The linchpin of the Republican sweep was Mr. McCrory, the gubernatorial aspirant. Mayor of Charlotte from 1995-2009, he lost a close contest for governor in 2008 but ran a nearly flawless race this time, significantly outspending his opponent and imposing his issues as the focus of the campaign. His message was simple: “We must fix North Carolina’s broken economy and broken state government, and with new leadership we can bring about a Carolina comeback.”

Given his reputation as a moderate, Mr. McCrory made a point of broadening his support by appealing to conservatives. He backed a voter ID law. More important, he endorsed an amendment on the ballot in the May primary that established traditional marriage as “the only domestic legal union” valid in the state. “You don’t desert things like that,” says Jack Hawke, Mr. McCrory’s chief strategist. The amendment passed, 61%-39%.

The marriage issue energized evangelicals and social conservatives. “It kept them involved for the entire campaign,” says Mr. Rotterman, the consultant. Mr. McCrory also overwhelmingly won independents, belying the notion that wooing social conservatives alienates others, independents especially.

Mr. Romney was a major beneficiary of the GOP success. Campaign buzz around a partial pullout of Obama operatives proved to be false, and in fact Mr. Obama expanded his North Carolina operation in the closing weeks, even dispatching Joe Biden and Bill Clinton to appear at rallies. The president likely would have won the state absent the boost that down-ticket Republicans gave Mr. Romney.

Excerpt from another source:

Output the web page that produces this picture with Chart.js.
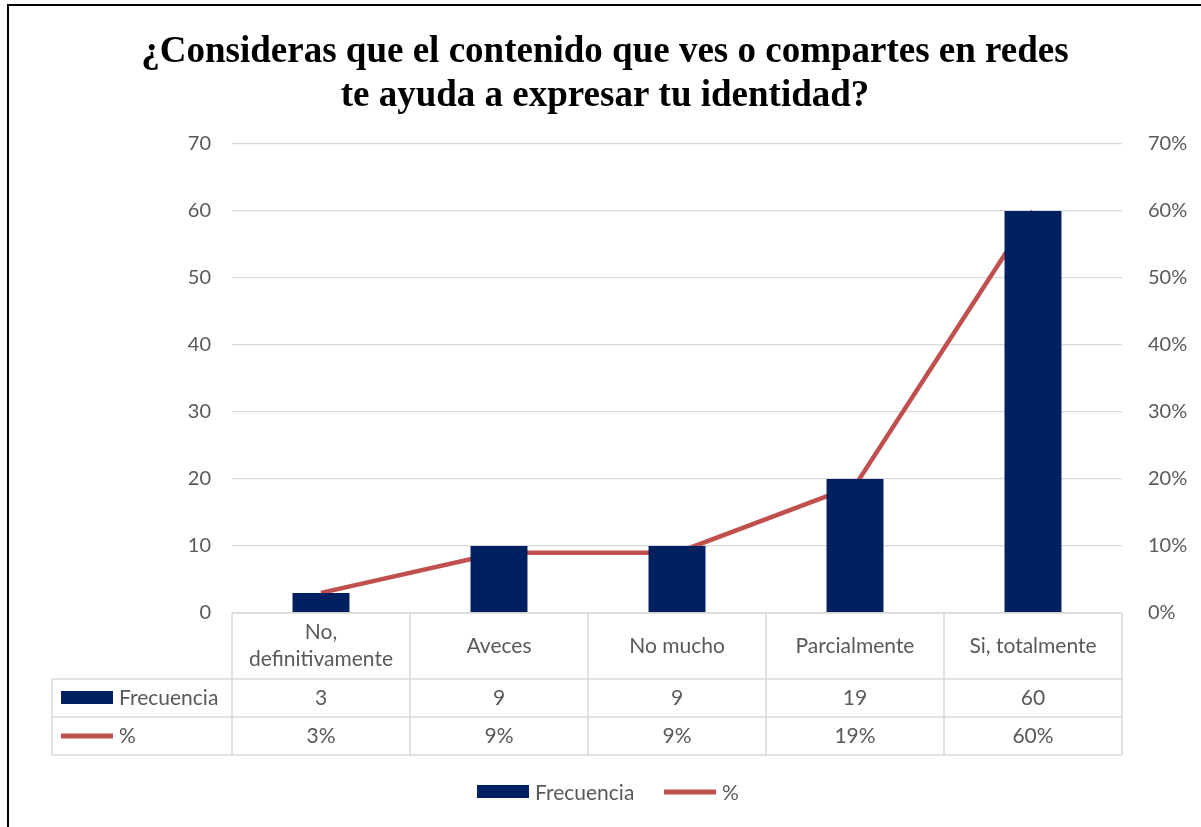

Now Mr. McCrory, the first Republican governor in two decades, must revive the state’s economy, which has the nation’s fifth-worst unemployment rate, at 9.3%. He wants to use tax reform to cut business and individual income taxes (top rate 7.75%) and tap the state’s oil and natural-gas resources, all while overhauling state government. If he succeeds, he’ll build a durable Republican majority.

Tom Jensen, the director of Raleigh-based Public Policy Polling, says the Democratic Party in North Carolina is “broken” and leaderless. But former four-term Gov. Jim Hunt remains active and the party’s longtime alliance with big business is weakened but not dead.

In Arkansas, by contrast, the Democratic Party barely exists. With the Clintons gone, it has no center, and Republicans have swept to power in only two years. In 2010, Republican John Boozman ousted Democratic Sen. Blanche Lincoln, 58%-37%. This year, Republicans took the state legislature and Tom Cotton, the star Republican freshman of the 2012 class, won the state’s last Democratic-held seat in Congress. Mr. Romney won Arkansas by 25 points. Democratic Gov. Mike Beebe is term-limited and leaves office in 2014.

The lesson from the two states where Republicans did the best in 2012 are hardly new ones. Party unity matters. There is no substitute for good candidates. Broad-gauge, inclusive conservative campaigns tend to prosper. Simple as that.

Mr. Barnes is executive editor of the Weekly Standard and a Fox News commentator.